Don d'organes : il manque plus de 12.000 greffons chaque année en France
En 2012, pour la première fois, le seuil des 5.000 greffes d'organes réalisées en France a été franchi, avec 5.023 transplantations.
Mais parallèlement, plus de 17.600 malades étaient en attente de greffe, leur vie suspendue à la mise à disposition d'un cœur, de poumons, d'un foie, un pancréas ou encore un rein (voir l'infographie ci-dessous) comme Jean-Louis, 69 ans, rencontré juste avant sa greffe rénale à l'hôpital de La Pitié-Salpétrière. Après dix-huit mois de dialyse, il attendait "ce moment avec un peu d'inquiétude et d'impatience aussi" lorsqu'il a reçu il y a quelques jours, peu avant minuit, l'ordre de se rendre à l'hôpital. "Le grand jour est arrivé, c'est maintenant", confie-t-il avant de descendre au bloc pour recevoir un nouveau rein.
Le don est anonyme et gratuit : aucun lien ne doit pouvoir être établi entre le donneur et le receveur. L'Agence de la Biomédecine est chargée de faire appliquer ces principes, et de gérer à la fois le registre des refus de don sur lequel chacun peut s'inscrire dès 13 ans, et la liste des patients en attente de greffe.
Comme pour Jean-Louis, dans 94 % des cas les greffons proviennent de donneurs décédés, en état de mort encéphalique au moment du prélèvement.
Au siège de l'agence, le Pôle national de répartition des greffons (PNRG, notre photo) croise les caractéristiques des donneurs (groupe sanguin, "carte d'identité tissulaire", taille et poids pour les greffes thoraciques etc.) et les données des receveurs en attente de greffe, afin d'identifier les compatibilités optimales. D'autres critères comme l'urgence vitale d'une greffe, la proximité géographique ou l'ancienneté sur cette liste d'attente sont également pris en compte.
Avant la greffe, le don
Au cœur du dispositif, les coordinateurs hospitaliers. Chargés à la fois d'annoncer la mort et de proposer
de transmettre la vie. Ils vont devoir faire comprendre à la famille du défunt ce qu'est
la mort encéphalique — la destruction totale et irréversible du cerveau bien que
l'on continue à faire fonctionner artificiellement les organes par des gestes
de réanimation. Quand cette mort si particulière est comprise par les proches, le coordinateur va évoquer le don d'organes.
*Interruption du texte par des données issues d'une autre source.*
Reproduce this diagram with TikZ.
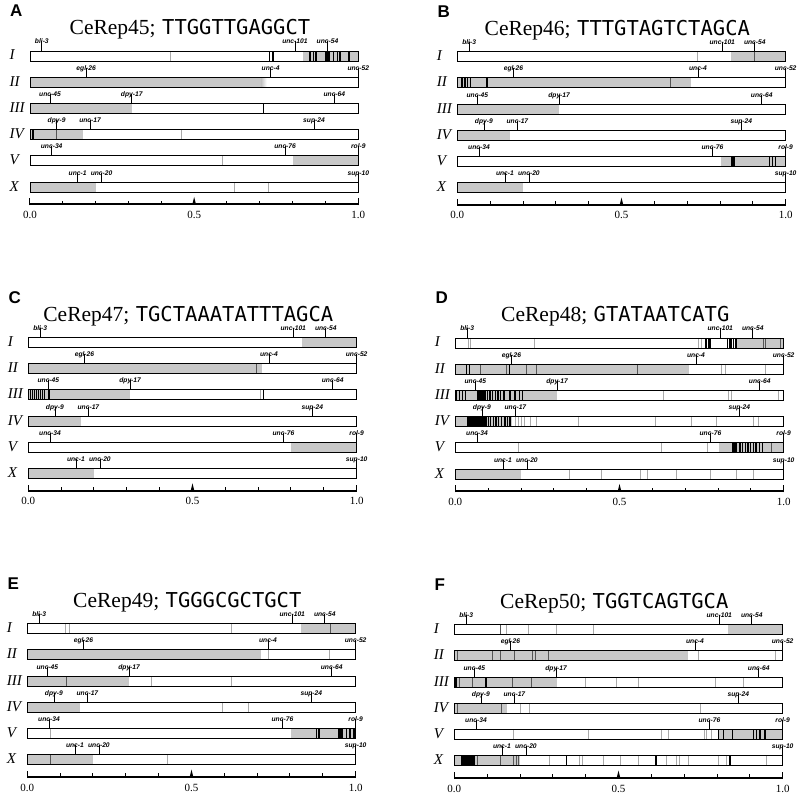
\documentclass[tikz,border=0pt]{standalone}
\usepackage{fontspec}
\setmainfont{Liberation Serif}
\newfontfamily\seqfont{DejaVu Sans Mono}
\newfontfamily\labfont{Liberation Sans}
\definecolor{gfill}{RGB}{200,200,200}
\definecolor{tgray}{RGB}{170,170,170}
\definecolor{dgray}{RGB}{85,85,85}
\tikzset{
  barbox/.style={draw=black, line width=0.9pt},
  kline/.style={draw=black, line width=1.1pt},
  dline/.style={draw=dgray, line width=0.8pt},
  tline/.style={draw=tgray, line width=0.5pt},
  gtick/.style={draw=black, line width=0.8pt},
  genelab/.style={font=\labfont\bfseries\itshape\fontsize{6.7}{7}\selectfont, inner sep=0pt, anchor=base},
  chrlab/.style={font=\itshape\fontsize{15}{15}\selectfont, inner sep=0pt, anchor=base west},
  ttl/.style={inner sep=0pt, anchor=base},
  plet/.style={font=\labfont\bfseries\fontsize{17}{17}\selectfont, inner sep=0pt, anchor=base west},
  axlab/.style={font=\fontsize{11}{11}\selectfont, inner sep=0pt, anchor=base},
}
% row #1 (0..5), positions in local units
\newcommand\Gry[3]{\fill[gfill] (#2,{\pyz+78.7*#1}) rectangle (#3,{\pyz+78.7*#1+30});}
\newcommand\Fade[3]{\shade[left color=gfill,right color=white] (#2,{\pyz+78.7*#1}) rectangle (#3,{\pyz+78.7*#1+30});}
\newcommand\Blok[3]{\fill[black] (#2,{\pyz+78.7*#1}) rectangle (#3,{\pyz+78.7*#1+30});}
\newcommand\Blk[2]{\draw[kline] (#2,{\pyz+78.7*#1}) -- ++(0,30);}
\newcommand\Drk[2]{\draw[dline] (#2,{\pyz+78.7*#1}) -- ++(0,30);}
\newcommand\Thn[2]{\draw[tline] (#2,{\pyz+78.7*#1}) -- ++(0,30);}
\newcommand\Blks[2]{\foreach \q in {#2}{\Blk{#1}{\q}}}
\newcommand\Drks[2]{\foreach \q in {#2}{\Drk{#1}{\q}}}
\newcommand\Thns[2]{\foreach \q in {#2}{\Thn{#1}{\q}}}
\newcommand\genes[1]{%
  \foreach \rw/\fr/\nm [count=\cn] in {0/0.036/bli-3, 0/0.807/unc-101, 0/0.906/unc-54,
     1/0.171/egl-26, 1/0.733/unc-4, 1/1.0/unc-52,
     2/0.061/unc-45, 2/0.31/dpy-17, 2/0.927/unc-64,
     3/0.081/dpy-9, 3/0.183/unc-17, 3/0.865/sup-24,
     4/0.066/unc-34, 4/0.777/unc-76, 4/1.0/rol-9,
     5/0.145/unc-1, 5/0.218/unc-20, 5/1.0/sup-10}{%
    \coordinate (#1g\cn) at ({\pxz+985*\fr},{\pyz+78.7*\rw});
    \node[genelab] (#1l\cn) at ({\pxz+985*\fr},{\pyz+78.7*\rw-21}) {\nm};
    \draw[gtick] (#1g\cn) -- ([yshift=2.5pt]#1l\cn.base);
  }}
% #1 offX #2 offY #3 px0 #4 py0 #5 letter #6 number #7 sequence #8 content
\newcommand\panel[8]{%
  \begin{scope}[shift={(#1,#2)}, x=0.33333pt, y=-0.33333pt]
    \def\pxz{#3}\def\pyz{#4}
    \foreach \rw in {0,...,5}{\fill[white] (\pxz,{\pyz+78.7*\rw}) rectangle ({\pxz+985},{\pyz+78.7*\rw+30});}
    #8
    \foreach \rw in {0,...,5}{\draw[barbox] (\pxz,{\pyz+78.7*\rw}) rectangle ({\pxz+985},{\pyz+78.7*\rw+30});}
    \foreach \rw/\tx in {0/I,1/II,2/III,3/IV,4/V,5/X}{\node[chrlab] (#5c\rw) at ({\pxz-62},{\pyz+78.7*\rw+27}) {\tx};}
    \genes{#5}
    \node[plet] (#5p) at ({\pxz-60},{\pyz-102}) {#5};
    \node[ttl] (#5t) at ({\pxz+480},{\pyz-48}) {\fontsize{21.5}{22}\selectfont CeRep#6;\hspace{0.3em}{\seqfont\fontsize{20.5}{21}\selectfont #7}};
    % axis
    \coordinate (#5a0) at (\pxz,{\pyz+460});
    \coordinate (#5a1) at ({\pxz+985},{\pyz+460});
    \draw[line width=1.8pt] (#5a0) -- (#5a1);
    \foreach \i in {1,2,3,4,6,7,8,9}{\draw[line width=1pt] ({\pxz+98.5*\i},{\pyz+460}) -- ++(0,-11);}
    \draw[line width=1pt] ([yshift=-1pt]#5a0) -- ++(0,-21);
    \draw[line width=1pt] ([yshift=-1pt]#5a1) -- ++(0,-21);
    \fill ({\pxz+487},{\pyz+460}) -- ({\pxz+492.5},{\pyz+438}) -- ({\pxz+498},{\pyz+460}) -- cycle;
    \node[axlab] (#5x0) at (\pxz,{\pyz+502}) {0.0};
    \node[axlab] (#5x5) at ({\pxz+492.5},{\pyz+502}) {0.5};
    \node[axlab] (#5x1) at ({\pxz+985},{\pyz+502}) {1.0};
  \end{scope}}

\begin{document}
\begin{tikzpicture}[x=1pt,y=-1pt]
\useasboundingbox (0,0) rectangle (800,799);
\fill[white] (0,0) rectangle (800,799);

% ---------------- A
\panel{0}{0}{90}{153}{A}{45}{TTGGTTGAGGCT}{%
  \Gry{0}{908}{1075}
  \Thn{0}{512}
  \Blok{0}{806}{811}\Blok{0}{817}{822}
  \Blks{0}{930,940,948,1000,1012,1020,1047}
  \Blok{0}{975}{990}
  \Gry{1}{90}{785}\Fade{1}{785}{800}
  \Gry{2}{90}{395}\Blk{2}{790}
  \Gry{3}{90}{248}\Blok{3}{95}{103}\Drk{3}{170}\Thn{3}{543}
  \Gry{4}{880}{1075}\Thn{4}{668}
  \Gry{5}{90}{287}\Thns{5}{703,805}
}
% ---------------- B
\panel{400}{0}{172}{155}{B}{46}{TTTGTAGTCTAGCA}{%
  \Thn{0}{893}\Gry{0}{992}{1158}\Drk{0}{1063}
  \Gry{1}{172}{872}\Blks{1}{186,195,203,212}\Blok{1}{258}{265}\Drk{1}{812}
  \Gry{2}{172}{478}
  \Gry{3}{172}{330}
  \Gry{4}{962}{1158}\Blks{4}{996,1002,1108,1118,1126}
  \Gry{5}{172}{370}
}
% ---------------- C
\panel{0}{260}{85}{232}{C}{47}{TGCTAAATATTTAGCA}{%
  \Gry{0}{905}{1070}
  \Gry{1}{85}{785}\Drk{1}{770}
  \Gry{2}{85}{390}\Blks{2}{92,98,104,110,116,122,128,134}\Blok{2}{143}{150}\Thn{2}{780}\Blk{2}{790}
  \Gry{3}{85}{243}
  \Gry{4}{873}{1070}
  \Gry{5}{85}{283}
}
% ---------------- D
\panel{400}{260}{166}{234}{D}{48}{GTATAATCATG}{%
  \Thns{0}{204,212,402,895,905}
  \Gry{0}{1012}{1153}
  \Blks{0}{918,925,930,982,990,995,1000,1008}
  \Drks{0}{1090,1097,1140}
  \Gry{1}{166}{868}\Blks{1}{200,208,328}\Drks{1}{240,320,378,410,713}\Thns{1}{965,975,1095}
  \Gry{2}{166}{472}
  \Blks{2}{170,178,188,196,232,236,240,244,248,252,256,262,270,278,286,294,302,312,330,345,358,368}
  \Thns{2}{790,985,995,1135}
  \Gry{3}{166}{335}\Blok{3}{200}{262}
  \Blks{3}{266,272,280,288,296,305,315,322,330}
  \Thns{3}{345,355,365,372,390,410,535,765,873,950,1060,1075}
  \Thns{4}{355,783,922}\Gry{4}{958}{1153}\Blok{4}{997}{1012}
  \Blks{4}{1020,1028,1036,1044,1052,1060,1068,1078,1088}\Drk{4}{1115}
  \Gry{5}{166}{362}\Thns{5}{508,605,722,742,830,932,1010,1060}
}
% ---------------- E
\panel{0}{530}{82}{281}{E}{49}{TGGGCGCTGCT}{%
  \Thns{0}{195,207,695}\Gry{0}{903}{1069}\Drk{0}{992}
  \Gry{1}{82}{782}\Thns{1}{805,988}
  \Gry{2}{82}{388}\Drk{2}{198}\Thns{2}{455,695}
  \Gry{3}{82}{240}\Thns{3}{668,745}
  \Thn{4}{152}\Gry{4}{872}{1069}\Blks{4}{950,957,1040,1050,1062}\Blok{4}{1015}{1030}
  \Gry{5}{82}{280}\Drk{5}{150}\Thn{5}{503}
}
% ---------------- F
\panel{400}{530}{163}{284}{F}{50}{TGGTCAGTGCA}{%
  \Drk{0}{300}\Thns{0}{318,385,470,580}\Gry{0}{985}{1150}
  \Gry{1}{163}{865}\Drks{1}{172,278,300,343,398,405,445}\Thns{1}{895,1125}
  \Gry{2}{163}{470}\Blks{2}{168,258}\Drks{2}{178,218,338,395}\Thns{2}{555,648,715,945,1030}
  \Gry{3}{163}{322}\Drks{3}{172,303}\Thns{3}{360,388,902}
  \Thns{4}{340,565,785,805,912,918,935}\Gry{4}{955}{1150}\Blks{4}{955,970,998,1060,1070,1080,1095}
  \Gry{5}{163}{360}\Blok{5}{183}{225}\Drks{5}{233,300,340,348,355}
  \Thns{5}{448,538,548,610,660,715,800,830,838,865,955,980,1100}\Blks{5}{500,768,990}
}
\end{tikzpicture}
\end{document}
"On leur demande ce que le défunt en pensait, s'il s'était exprimé sur le sujet", explique Jérôme Michaud, coordinateur hospitalier du prélèvement et du don à l'hôpital de Versailles, "malheureusement, dans 90 % des cas, les proches nous rapportent que le défunt n'en avait jamais parlé" . Ils vont alors devoir parler à sa place : une décision souvent trop difficile à prendre pour des proches confrontés à la brutalité de la mort.
"Diminuer le refus au moment de l'entretien avec les proches, parce que les proches sont dans l'ignorance de notre position, nous permettrait sûrement de réaliser entre 1.000 et 1.500 greffes supplémentaires" chaque année en France, explique le docteur Alain Atinault, patron du prélèvement et du don à l'Agence de la Biomédecine.
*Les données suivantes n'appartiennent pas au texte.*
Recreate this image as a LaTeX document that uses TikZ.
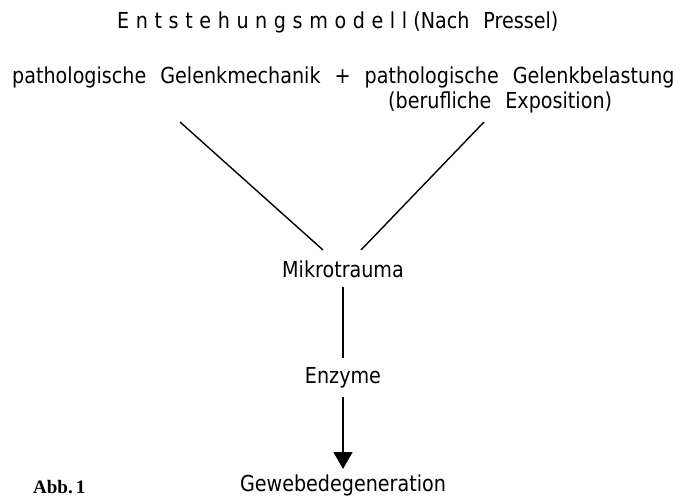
\documentclass[tikz,border=0pt]{standalone}
\usepackage{fontspec}
\setmainfont[FakeStretch=0.87]{DejaVu Sans}
\newfontfamily\abbfont{Liberation Serif}
\usetikzlibrary{arrows.meta}
\newcommand\widesp{\spaceskip=14pt\relax}

\begin{document}
\begin{tikzpicture}[x=1pt,y=-1pt,
		txt/.style={inner sep=0pt, font=\fontsize{22}{26}\selectfont},
		conn/.style={line width=1.4pt}]
		\useasboundingbox (0,0) rectangle (688,496);
		% Ueberschrift
		\node[txt, anchor=base west] (title) at (117,28) {{\addfontfeature{LetterSpace=30}Entstehungsmodell} \widesp(Nach Pressel)};
		\node[txt, anchor=base west] (causes) at (12,83) {\widesp pathologische Gelenkmechanik + pathologische Gelenkbelastung};
		\node[txt, anchor=base west] (expo) at (388,108) {\widesp (berufliche Exposition)};
		% Kette
		\node[txt, anchor=base] (mikro) at (343,277) {Mikrotrauma};
		\node[txt, anchor=base, inner ysep=9pt] (enzyme) at (343,383) {Enzyme};
		\node[txt, anchor=base] (gewebe) at (343,491) {Gewebedegeneration};
		\node[inner sep=0pt, anchor=base west, font=\abbfont\bfseries\fontsize{19}{22}\selectfont] (abb) at (33,493) {Abb.\,1};
		\coordinate (mechFoot) at (180,122);
		\coordinate (belFoot) at (484,122);
		\coordinate (mikroL) at (323,250);
		\coordinate (mikroR) at (361,250);
		\coordinate (mikroFoot) at (343,287);
		\coordinate (tip) at (343,469);
		\draw[conn] (mechFoot) -- (mikroL);
		\draw[conn] (belFoot) -- (mikroR);
		\draw[conn] (mikroFoot) -- (enzyme.north);
		\draw[conn, -{Triangle[width=19pt,length=17pt]}] (enzyme.south) -- (tip);
\end{tikzpicture}
\end{document}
"Que l'on soit pour ou que l'on soit contre, l'essentiel est donc de le dire à ses proches pour qu'au moment du décès, ceux-ci puissent témoigner de notre volonté", résume le coordinateur hospitalier.
Manque de moyens
D'autres pistes existent pour faire face à la pénurie de greffons. Comme développer la greffe à partir de donneurs vivants (10 à 11 % aujourd'hui). C'est possible pour le rein puisque nous en avons chacun deux, et que l'on peut vivre avec un seul rein. Pour le receveur, la durée de vie moyenne du greffon est bien supérieure car celui-ci provient en général d'un membre de sa famille avec, donc, une bien meilleure compatibilité.
Les progrès chirurgicaux et technologiques permettent aussi de prélever des organes chez des sujets de plus en plus âgés (jusqu'à plus de 80 ans) tout en assurant une préservation optimale des organes. Les techniques de préservation sont en train d'être sophistiquées, au moyen notamment de machines qui permettent la perfusion permanente des greffons entre leur prélèvement et leur réimplantation (notre photo).
Mais le manque de moyens financiers alloués à l'hôpital public constitue aujourd'hui un frein majeur au développement de ces deux voies de progrès, estime le Pr Barrou, adjoint au chef de service urologie et transplantation à La Pitié-Salpétrière.